Return the lines below exactly, from the first line to the line that contains "return xe, [a * v ** b for v in xe]". Leave out pictures.

+++ Data lines

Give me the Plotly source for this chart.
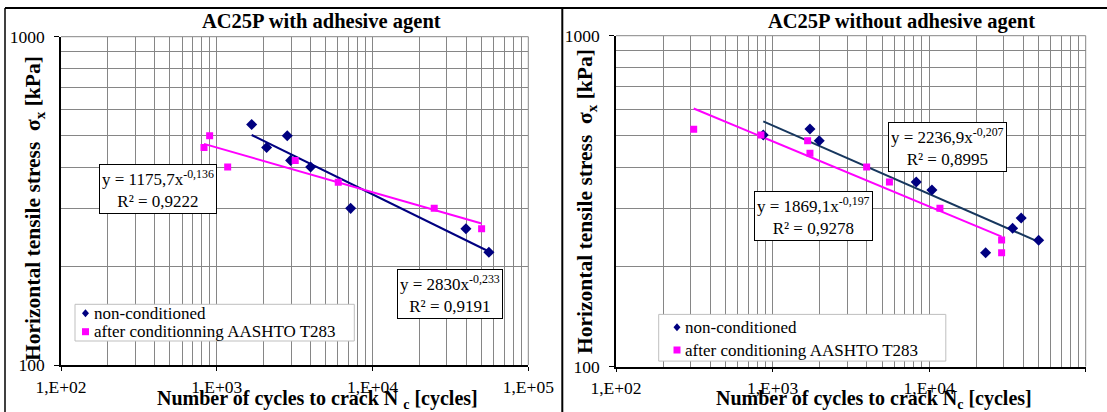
import plotly.graph_objects as go

W, H = 1107, 412
FONT = "Liberation Serif"

# ---------------- data ----------------
x_tick_vals = [100, 1000, 10000, 100000]
x_tick_text = ["1,E+02", "1,E+03", "1,E+04", "1,E+05"]
y_tick_vals = [100, 1000]
y_tick_text = ["100", "1000"]

# Left panel: AC25P with adhesive agent
left_title = "AC25P with adhesive agent"
left_nc_x = [1675, 2090, 2835, 2980, 4005, 7235, 39770, 55850]
left_nc_y = [540, 460, 499, 420, 401, 300, 260, 220.5]
left_c_x = [828, 900, 1175, 3190, 6025, 24890, 50150]
left_c_y = [460, 499, 401, 420, 360, 300, 260]
left_nc_fit = [2830, -0.233, "0,9191", "2830", "-0,233"]
left_c_fit = [1175.7, -0.136, "0,9222", "1175,7", "-0,136"]
left_names = ["non-conditioned", "after conditionning AASHTO T283"]

# Right panel: AC25P without adhesive agent
right_title = "AC25P without adhesive agent"
right_nc_x = [872, 1733, 1987, 8272, 10420, 22950, 34140, 38730, 50050]
right_nc_y = [501, 522, 481.5, 361, 341.6, 220.8, 261.7, 281, 240.7]
right_c_x = [313.5, 843, 1675, 1733, 3990, 5578, 11720, 29040, 29040]
right_c_y = [521, 501, 481.5, 441, 401, 361, 300.7, 241.2, 220.8]
right_nc_fit = [2236.9, -0.207, "0,8995", "2236,9", "-0,207"]
right_c_fit = [1869.1, -0.197, "0,9278", "1869,1", "-0,197"]
right_names = ["non-conditioned", "after conditioning AASHTO T283"]

minor_x = [m * 10 ** e for e in (2, 3, 4) for m in range(2, 10)]
minor_y = [m * 100 for m in range(2, 10)]

NAVY = "#000080"
MAG = "#FF00FF"
GRID = "#868686"

# ---------------- geometry (pixels) ----------------
L = dict(x0=61, x1=528.3, yt=36.7, yb=365)
R = dict(x0=616, x1=1085.7, yt=35.7, yb=366.5)


def px(x):
    return x / W


def py(y):
    return 1 - y / H


fig = go.Figure()


def fit_line(fit, xs):
    a, b = fit[0], fit[1]
    xe = [min(xs), max(xs)]
    return xe, [a * v ** b for v in xe]


def add_panel(suffix, nc_x, nc_y, c_x, c_y, nc_fit, c_fit, names, nc_line_color):
    xa = "x" + suffix
    ya = "y" + suffix
    lx, ly = fit_line(nc_fit, nc_x)
    fig.add_trace(go.Scatter(x=lx, y=ly, mode="lines", line=dict(color=nc_line_color, width=2),
                             xaxis=xa, yaxis=ya, showlegend=False, hoverinfo="skip"))
    lx, ly = fit_line(c_fit, c_x)
    fig.add_trace(go.Scatter(x=lx, y=ly, mode="lines", line=dict(color=MAG, width=2),
                             xaxis=xa, yaxis=ya, showlegend=False, hoverinfo="skip"))
    fig.add_trace(go.Scatter(x=nc_x, y=nc_y, mode="markers", name=names[0],
                             marker=dict(symbol="diamond", size=8.5, color=NAVY),
                             xaxis=xa, yaxis=ya, showlegend=False))
    fig.add_trace(go.Scatter(x=c_x, y=c_y, mode="markers", name=names[1],
                             marker=dict(symbol="square", size=7, color=MAG),
                             xaxis=xa, yaxis=ya, showlegend=False))


add_panel("", left_nc_x, left_nc_y, left_c_x, left_c_y, left_nc_fit, left_c_fit, left_names, NAVY)
add_panel("2", right_nc_x, right_nc_y, right_c_x, right_c_y, right_nc_fit, right_c_fit, right_names, "#17375E")

TICK_SIZE = 17.5


def xaxis_def(g, anchor):
    return dict(type="log", range=[2, 5], domain=[px(g["x0"]), px(g["x1"])], anchor=anchor,
                automargin=False,
                tickvals=x_tick_vals, ticktext=x_tick_text, ticks="outside", ticklen=4,
                tickcolor="black", showline=True, linecolor="black", linewidth=1.5,
                showgrid=True, gridcolor=GRID, gridwidth=1, zeroline=False,
                minor=dict(tickvals=minor_x, showgrid=True, gridcolor=GRID, gridwidth=1, ticks=""),
                tickfont=dict(family=FONT, size=TICK_SIZE, color="black"), ticklabelstandoff=1)


def yaxis_def(g, anchor):
    return dict(type="log", range=[2, 3], domain=[py(g["yb"]), py(g["yt"])], anchor=anchor,
                automargin=False,
                tickvals=y_tick_vals, ticktext=y_tick_text, ticks="outside", ticklen=5,
                tickcolor="black", showline=True, linecolor="black", linewidth=1.5,
                showgrid=True, gridcolor=GRID, gridwidth=1, zeroline=False,
                minor=dict(tickvals=minor_y, showgrid=True, gridcolor=GRID, gridwidth=1, ticks=""),
                tickfont=dict(family=FONT, size=TICK_SIZE, color="black"), ticklabelstandoff=6)


ann = []
shapes = []


def text_ann(x, y, text, size=17, bold=False, angle=0, xanchor="center"):
    if bold:
        text = "<b>" + text + "</b>"
    ann.append(dict(x=px(x), y=py(y), xref="paper", yref="paper", text=text, showarrow=False,
                    xanchor=xanchor, yanchor="middle", textangle=angle,
                    font=dict(family=FONT, size=size, color="black")))


def eq_ann(x, y, fit):
    text = "y = %sx<sup>%s</sup><br>R² = %s" % (fit[3], fit[4], fit[2])
    ann.append(dict(x=px(x), y=py(y), xref="paper", yref="paper", text=text, showarrow=False,
                    xanchor="center", yanchor="middle", align="center",
                    bgcolor="white", bordercolor="black", borderwidth=1, borderpad=2,
                    font=dict(family=FONT, size=17, color="black")))


def legend_box(x0, x1, y0, y1, names, sym_x, text_x, row_y):
    shapes.append(dict(type="rect", xref="paper", yref="paper", x0=px(x0), x1=px(x1),
                       y0=py(y0), y1=py(y1), line=dict(color="#BFBFBF", width=1),
                       fillcolor="white", layer="above"))
    # diamond key
    cx, cy = sym_x, row_y[0]
    shapes.append(dict(type="path", xref="paper", yref="paper",
                       path="M %f,%f L %f,%f L %f,%f L %f,%f Z" % (
                           px(cx), py(cy - 4), px(cx + 3.5), py(cy), px(cx), py(cy + 4), px(cx - 3.5), py(cy)),
                       fillcolor=NAVY, line=dict(width=0), layer="above"))
    # square key
    cx, cy = sym_x, row_y[1]
    shapes.append(dict(type="rect", xref="paper", yref="paper", x0=px(cx - 3.5), x1=px(cx + 3.5),
                       y0=py(cy + 3.5), y1=py(cy - 3.5), fillcolor=MAG, line=dict(width=0), layer="above"))
    for nm, ry in zip(names, row_y):
        text_ann(text_x, ry, nm, 17, False, 0, "left")


TITLE_SIZE = 20.5
text_ann(321, 22, left_title, TITLE_SIZE, True)
text_ann(901, 22, right_title, TITLE_SIZE, True)
ytitle = "Horizontal tensile stress  σ<sub>x</sub> [kPa]"
text_ann(34, 209, ytitle, 21.5, True, -90)
text_ann(586, 202, ytitle, 21.5, True, -90)
text_ann(317, 399, "Number of cycles to crack N <sub>c</sub> [cycles]", 20, True)
text_ann(874, 399, "Number of cycles to crack N<sub>c</sub> [cycles]", 20, True)

eq_ann(157.5, 188.7, left_c_fit)
eq_ann(449.5, 293.8, left_nc_fit)
eq_ann(947.8, 147.2, right_nc_fit)
eq_ann(813.8, 215.5, right_c_fit)

legend_box(75, 354.3, 304.3, 341, left_names, 85.5, 92, [313.3, 331.7])
legend_box(658.7, 945.8, 314.4, 361.1, right_names, 677, 683, [327.3, 350])

# panel frames
shapes.append(dict(type="line", xref="paper", yref="paper", x0=px(5), x1=px(5), y0=py(8), y1=py(420),
                   line=dict(color="black", width=1.5)))
shapes.append(dict(type="line", xref="paper", yref="paper", x0=px(5), x1=px(1110), y0=py(8), y1=py(8),
                   line=dict(color="black", width=2)))
shapes.append(dict(type="line", xref="paper", yref="paper", x0=px(562.3), x1=px(562.3), y0=py(8), y1=py(420),
                   line=dict(color="black", width=2)))
# gray top/right plot borders
for g in (L, R):
    shapes.append(dict(type="line", xref="paper", yref="paper", x0=px(g["x0"]), x1=px(g["x1"]),
                       y0=py(g["yt"]), y1=py(g["yt"]), line=dict(color=GRID, width=1), layer="below"))
    shapes.append(dict(type="line", xref="paper", yref="paper", x0=px(g["x1"]), x1=px(g["x1"]),
                       y0=py(g["yt"]), y1=py(g["yb"]), line=dict(color=GRID, width=1), layer="below"))

fig.update_layout(
    template="none",
    width=W, height=H, autosize=False,
    margin=dict(l=0, r=0, t=0, b=0, pad=0),
    paper_bgcolor="white", plot_bgcolor="white",
    xaxis=xaxis_def(L, "y"), yaxis=yaxis_def(L, "x"),
    xaxis2=xaxis_def(R, "y2"), yaxis2=yaxis_def(R, "x2"),
    showlegend=False,
    annotations=ann, shapes=shapes,
    font=dict(family=FONT, color="black"),
)

fig.write_html("out.html", config={"displayModeBar": False},
               post_script="document.body.style.margin='0';document.body.style.overflow='hidden';")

++++++

→ Exercise response
Give me the Plotly source for this chart.
import plotly.graph_objects as go

W, H = 1107, 412
FONT = "Liberation Serif"

# ---------------- data ----------------
x_tick_vals = [100, 1000, 10000, 100000]
x_tick_text = ["1,E+02", "1,E+03", "1,E+04", "1,E+05"]
y_tick_vals = [100, 1000]
y_tick_text = ["100", "1000"]

# Left panel: AC25P with adhesive agent
left_title = "AC25P with adhesive agent"
left_nc_x = [1675, 2090, 2835, 2980, 4005, 7235, 39770, 55850]
left_nc_y = [540, 460, 499, 420, 401, 300, 260, 220.5]
left_c_x = [828, 900, 1175, 3190, 6025, 24890, 50150]
left_c_y = [460, 499, 401, 420, 360, 300, 260]
left_nc_fit = [2830, -0.233, "0,9191", "2830", "-0,233"]
left_c_fit = [1175.7, -0.136, "0,9222", "1175,7", "-0,136"]
left_names = ["non-conditioned", "after conditionning AASHTO T283"]

# Right panel: AC25P without adhesive agent
right_title = "AC25P without adhesive agent"
right_nc_x = [872, 1733, 1987, 8272, 10420, 22950, 34140, 38730, 50050]
right_nc_y = [501, 522, 481.5, 361, 341.6, 220.8, 261.7, 281, 240.7]
right_c_x = [313.5, 843, 1675, 1733, 3990, 5578, 11720, 29040, 29040]
right_c_y = [521, 501, 481.5, 441, 401, 361, 300.7, 241.2, 220.8]
right_nc_fit = [2236.9, -0.207, "0,8995", "2236,9", "-0,207"]
right_c_fit = [1869.1, -0.197, "0,9278", "1869,1", "-0,197"]
right_names = ["non-conditioned", "after conditioning AASHTO T283"]

minor_x = [m * 10 ** e for e in (2, 3, 4) for m in range(2, 10)]
minor_y = [m * 100 for m in range(2, 10)]

NAVY = "#000080"
MAG = "#FF00FF"
GRID = "#868686"

# ---------------- geometry (pixels) ----------------
L = dict(x0=61, x1=528.3, yt=36.7, yb=365)
R = dict(x0=616, x1=1085.7, yt=35.7, yb=366.5)


def px(x):
    return x / W


def py(y):
    return 1 - y / H


fig = go.Figure()


def fit_line(fit, xs):
    a, b = fit[0], fit[1]
    xe = [min(xs), max(xs)]
    return xe, [a * v ** b for v in xe]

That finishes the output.